Comenius, Johann Amos - Das wiedergefundene Paradies - Das 10. Capitel.

Comenius, Johann Amos - Das wiedergefundene Paradies - Das 10. Capitel.

Die Gläubigen haben in allem Genüge.

Die Welt ist voll von geschäftigen Marthen, welche laufen und rennen, sich bemühen, und alles von allen Orten zusammen raffen, dabey aber doch niemals genug haben. Diese aber haben eine andere Art und Beschaffenheit: Ein jeder hat genug, wenn er stille bey den Füssen seines Herrn sitzen kann, und ist mit allem zufrieden, was ihm dabey begegnet. Denn sie halten für den besten Reichthum die inwohnende Gnade Gottes, worüber sie sich einzig und allein freuen: Die äusserlichen Dinge, welche die Welt Güter nennet, achten sie mehr für eine Bestrickung als Gewinn; welche sie aber doch zur Nothdurft des Lebens, und zwar nur zur Nothdurft gebrauchen. Derohalben mag Gott einem davon viel oder wenig bescheren, so spricht ein jeglicher, er habe genug. Denn sie glauben gewiß, und verlassen sich gänzlich darauf, daß sie unter Gottes Vorsorge sind, und deswegen halten sie für unbillig, über das, was Gott bescheret, etwas mehr zu verlangen.

Hierbey sahe ich eine bewunderswürdige Sache. Einige hatten Güter, Silber, Gold, Kronen, Scepter genug, (denn auch solche Dinge theilt Gott unter die Seinen aus;) andere aber fast nichts, ausser einen halbnackenden, mit Hunger und Durst ausgedorreten Leib: Doch sage jene, sie hätten nichts; diese sie hätten alles, und beyde waren einerley guten Muthes. Allhier habe ich wahrgenommen, daß derjenige wahrhaftig reich sey, und an nichts Mangel habe, welcher an dem, was er hat, sich begnügen lassen kann; dem es gleich viel und einerley ist, viel, wenig oder kein Geld zu haben; ein grosses, kleines oder gar kein Häuslein zu besitzen; ein kostbares, schlechtes oder gar kein Kleid anzuziehen; viele, einen oder keinen Freund zu behalten; einen hohen, niedrigen, oder keinen Ort, Amt, Ehre und Ansehen rc. zu bekommen; in Summa: Etwas oder nichts zu seyn, ist ihnen alles einerley, und sind immer zufrieden; wie Gott will und sie führet, sie stellet oder setzet, so gehen, stehen, sitzen sie, und glauben, daß es alles gut sey, und besser, als sie es verstehen.

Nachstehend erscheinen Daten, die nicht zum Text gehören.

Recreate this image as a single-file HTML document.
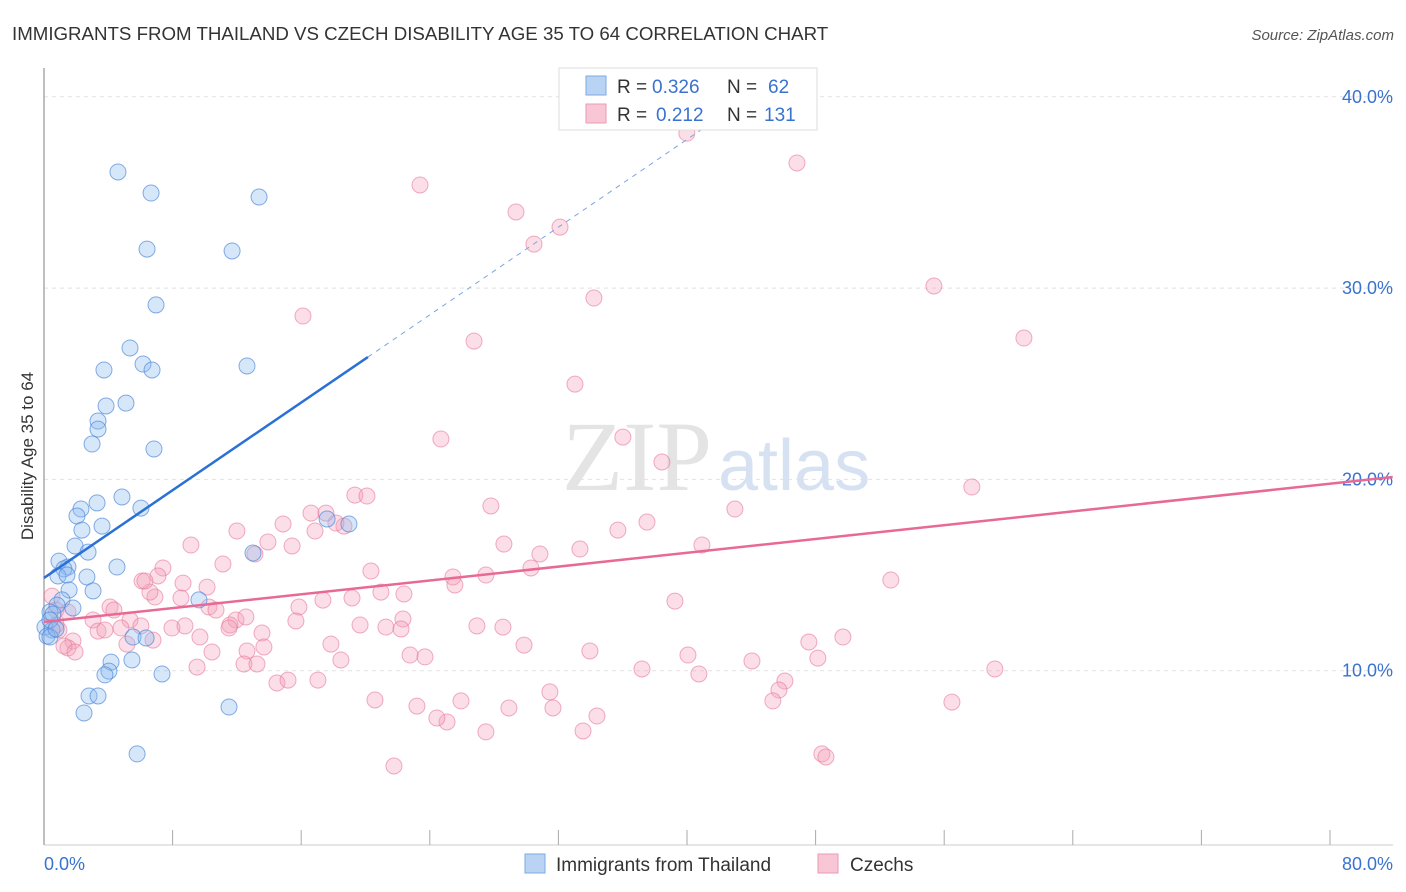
<!DOCTYPE html>
<html><head><meta charset="utf-8"><style>
body{margin:0;background:#fff;font-family:"Liberation Sans",sans-serif;}
svg{display:block}
</style></head><body>
<svg id="chart" width="1406" height="892">
<text x="12" y="40" font-size="18.7" fill="#333">IMMIGRANTS FROM THAILAND VS CZECH DISABILITY AGE 35 TO 64 CORRELATION CHART</text>
<text x="1394" y="40" font-size="15" fill="#555" font-style="italic" text-anchor="end">Source: ZipAtlas.com</text>
<text x="0" y="0" font-size="17" fill="#333" text-anchor="middle" transform="translate(33,456) rotate(-90)">Disability Age 35 to 64</text>
<g id="grid"></g>
<text x="712" y="490" font-size="100" fill="#e4e4e4" text-anchor="end" font-family="Liberation Serif,serif">ZIP</text>
<text x="718" y="490" font-size="72" fill="#d6e2f2">atlas</text>
<g id="pts"></g>
<g id="lines"></g>
<g>
<rect x="559" y="68" width="258" height="62" fill="#fff" stroke="#ddd"/>
<rect x="586" y="76" width="20" height="19" fill="#b8d3f4" stroke="#7fa8e0"/>
<rect x="586" y="104" width="20" height="19" fill="#f8c6d5" stroke="#eb9ab3"/>
<text x="617" y="93" font-size="19" fill="#333">R =</text>
<text x="652" y="93" font-size="19" fill="#3a72d0">0.326</text>
<text x="727" y="93" font-size="19" fill="#333">N =</text>
<text x="768" y="93" font-size="19" fill="#3a72d0">62</text>
<text x="617" y="121" font-size="19" fill="#333">R =</text>
<text x="656" y="121" font-size="19" fill="#3a72d0">0.212</text>
<text x="727" y="121" font-size="19" fill="#333">N =</text>
<text x="764" y="121" font-size="19" fill="#3a72d0">131</text>
</g>
<g>
<rect x="525" y="854" width="20" height="19" fill="#b8d3f4" stroke="#7fa8e0"/>
<text x="556" y="871" font-size="19" fill="#333">Immigrants from Thailand</text>
<rect x="818" y="854" width="20" height="19" fill="#f8c6d5" stroke="#eb9ab3"/>
<text x="850" y="871" font-size="19" fill="#333">Czechs</text>
</g>
<text x="44" y="870" font-size="18" fill="#3a72d0">0.0%</text>
<text x="1393" y="870" font-size="18" fill="#3a72d0" text-anchor="end">80.0%</text>
</svg>
<script>
const yTicks=[10,20,30,40];
const yTickLabels=["10.0%","20.0%","30.0%","40.0%"];
const xTicks=[0,8,16,24,32,40,48,56,64,72,80];
const blueX=[4.60,6.66,13.38,6.41,11.70,6.97,5.35,6.16,3.73,6.72,12.63,5.10,3.86,3.36,3.36,2.99,6.84,4.85,3.30,2.30,2.05,6.03,3.61,2.36,1.93,2.74,0.93,1.49,1.24,4.54,2.67,0.87,1.43,13.00,17.61,18.97,3.05,1.56,1.12,0.81,1.80,0.37,0.56,9.64,0.06,0.50,0.19,0.37,5.54,6.35,4.17,4.04,3.79,5.47,7.34,2.80,3.36,2.49,11.51,5.79,0.37,0.75];
const blueY=[36.07,34.97,34.76,32.04,31.94,29.12,26.87,26.03,25.72,25.72,25.93,23.99,23.84,23.05,22.63,21.85,21.59,19.08,18.77,18.45,18.09,18.50,17.56,17.35,16.52,16.20,15.73,15.42,15.32,15.42,14.90,14.95,15.00,16.15,17.93,17.67,14.17,14.22,13.70,13.43,13.28,13.07,12.96,13.70,12.28,12.13,11.81,11.76,11.76,11.71,10.45,9.98,9.78,10.56,9.83,8.68,8.68,7.79,8.10,5.65,12.65,12.18];
const pinkX=[23.39,29.36,32.10,30.48,46.84,39.99,42.05,34.21,55.36,60.96,16.11,26.75,33.03,24.69,36.01,38.44,57.72,42.98,27.80,37.51,35.70,28.61,30.85,33.34,40.93,30.29,25.44,25.56,52.68,39.25,49.70,47.58,48.14,44.04,40.06,37.20,40.74,59.15,46.09,45.72,45.34,56.48,33.96,29.86,26.93,28.55,34.40,33.53,31.47,31.66,28.92,27.49,25.94,25.07,24.44,23.20,21.77,20.59,23.70,22.77,22.39,22.33,21.27,22.21,19.66,19.16,20.34,20.96,18.47,17.85,19.34,20.09,18.66,18.16,16.61,17.54,17.35,15.86,15.67,14.87,15.43,13.93,12.00,13.12,11.13,10.14,9.14,8.65,8.52,7.40,7.09,6.90,6.59,6.10,6.28,4.11,4.35,5.35,3.05,3.36,3.79,4.79,6.03,7.96,8.77,9.70,10.45,11.94,11.57,12.56,12.63,11.51,13.56,13.68,12.44,13.25,14.49,15.18,17.04,9.52,6.78,5.16,1.80,1.49,1.24,1.93,0.93,0.75,0.50,0.75,1.49,10.26,10.70,48.39,48.64,27.49,16.86];
const pinkY=[35.39,33.98,33.19,32.30,36.54,38.10,38.78,29.48,30.11,27.39,28.54,27.23,24.98,22.11,22.21,20.91,19.60,18.45,18.61,17.77,17.35,16.62,16.10,16.36,16.57,15.37,14.90,14.48,14.74,13.64,11.76,11.50,10.66,10.51,10.82,10.09,9.83,10.09,9.46,8.99,8.42,8.36,11.03,11.34,12.34,12.28,7.63,6.85,8.89,8.05,8.05,6.80,8.42,7.32,7.53,8.15,5.02,8.47,10.72,10.82,14.01,12.70,12.28,12.18,12.39,13.80,15.21,14.11,10.56,11.39,19.18,19.13,17.56,17.72,18.24,18.24,13.69,13.33,12.60,17.67,16.52,16.73,17.30,16.10,15.58,14.37,16.57,14.58,13.80,15.37,14.95,13.85,14.11,14.69,14.69,13.33,13.17,12.65,12.65,12.07,12.13,12.23,12.34,12.23,12.34,11.76,10.98,12.65,12.39,12.81,11.03,12.23,11.97,11.24,10.35,10.35,9.36,9.51,9.51,10.19,11.60,11.39,11.55,11.19,11.29,10.98,12.13,12.39,13.90,13.17,13.07,13.33,13.17,5.65,5.49,15.00,17.30];
const blueFit=[14.85,0.573];
const pinkFit=[12.55,0.0903];
const NS="http://www.w3.org/2000/svg";
const X=v=>44+v*(1286/80);
const Y=v=>862-v*19.13;
function mk(tag,attrs,parent){const e=document.createElementNS(NS,tag);for(const k in attrs)e.setAttribute(k,attrs[k]);parent.appendChild(e);return e;}
const grid=document.getElementById('grid');
yTicks.forEach((t,i)=>{
 const l=mk('line',{x1:44,x2:1393,y1:Y(t),y2:Y(t),stroke:'#e2e2e2','stroke-dasharray':'4,4'},grid);
 
 
 const tx=mk('text',{x:1393,y:Y(t)+6,'font-size':18,fill:'#3a72d0','text-anchor':'end'},grid);
 tx.textContent=yTickLabels[i];
 
 
});
const ax=mk('line',{x1:44,x2:44,y1:68,y2:845,stroke:'#aaa','stroke-width':1.5},grid);


const bx=mk('line',{x1:44,x2:1393,y1:845,y2:845,stroke:'#ccc'},grid);


xTicks.forEach(t=>{
 const l=mk('line',{x1:X(t),x2:X(t),y1:830,y2:845,stroke:'#aaa'},grid);
 
 
});
const pts=document.getElementById('pts');
pinkX.forEach((v,i)=>{
 const c=mk('circle',{cx:X(v),cy:Y(pinkY[i]),r:8,fill:'rgba(244,160,185,0.35)',stroke:'rgba(232,120,155,0.6)','stroke-width':1},pts);
 
 
});
blueX.forEach((v,i)=>{
 const c=mk('circle',{cx:X(v),cy:Y(blueY[i]),r:8,fill:'rgba(140,185,240,0.35)',stroke:'rgba(70,130,215,0.65)','stroke-width':1},pts);
 
 
});
const lines=document.getElementById('lines');
const b1=mk('line',{x1:X(0),y1:Y(blueFit[0]),x2:X(20.15),y2:Y(blueFit[0]+blueFit[1]*20.15),stroke:'#2a70d6','stroke-width':2.5},lines);


const b2=mk('line',{x1:X(20.15),y1:Y(blueFit[0]+blueFit[1]*20.15),x2:X(42.5),y2:Y(blueFit[0]+blueFit[1]*42.5),stroke:'#7aa6e0','stroke-width':1,'stroke-dasharray':'5,5'},lines);


const p1=mk('line',{x1:X(0),y1:Y(pinkFit[0]),x2:X(83.9),y2:Y(pinkFit[0]+pinkFit[1]*83.9),stroke:'#e86994','stroke-width':2.5},lines);


</script>
</body></html>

O glückselige und begehrenswürdige Fülle! Wie glückselig sind doch diejenigen, die also reich sind! Denn ob schon etliche in den Augen der Welt elend und miserabel wären, so sind sie doch in der Wahrheit besser versorget, als irgend einige Reichen der Welt, auch was die zeitliche Dinge betrift. Denn diese wollen selbst ihre eigene Versorger seyn, und sind auch mit ihren Gütern tausenderley Zufällen unterworfen: Feuer, Wasser, Rost, Diebe, u. d. gl. bringen sie leicht darum: Jene aber haben Gott zum Vorsorger, und haben jederzeit bey ihm in aller Noth einen lebendigen Vorrath, welcher sie täglich aus seinem Speicher sättiget, aus seiner Kammer bekleidet, aus seinem Schatzkasten ihnen ihren Unterhalt darreichet. Und ob es schon nicht allezeit so überflüssig, so geschiehet es doch allezeit zu hinlänglicher Nothdurft: Ists nicht allezeit nach ihren Gedanken, so geschicht es doch nach seiner allweisen Vorsorge, an welcher sie tausendmal lieber hangen, als auf ihrem Verstande beruhen.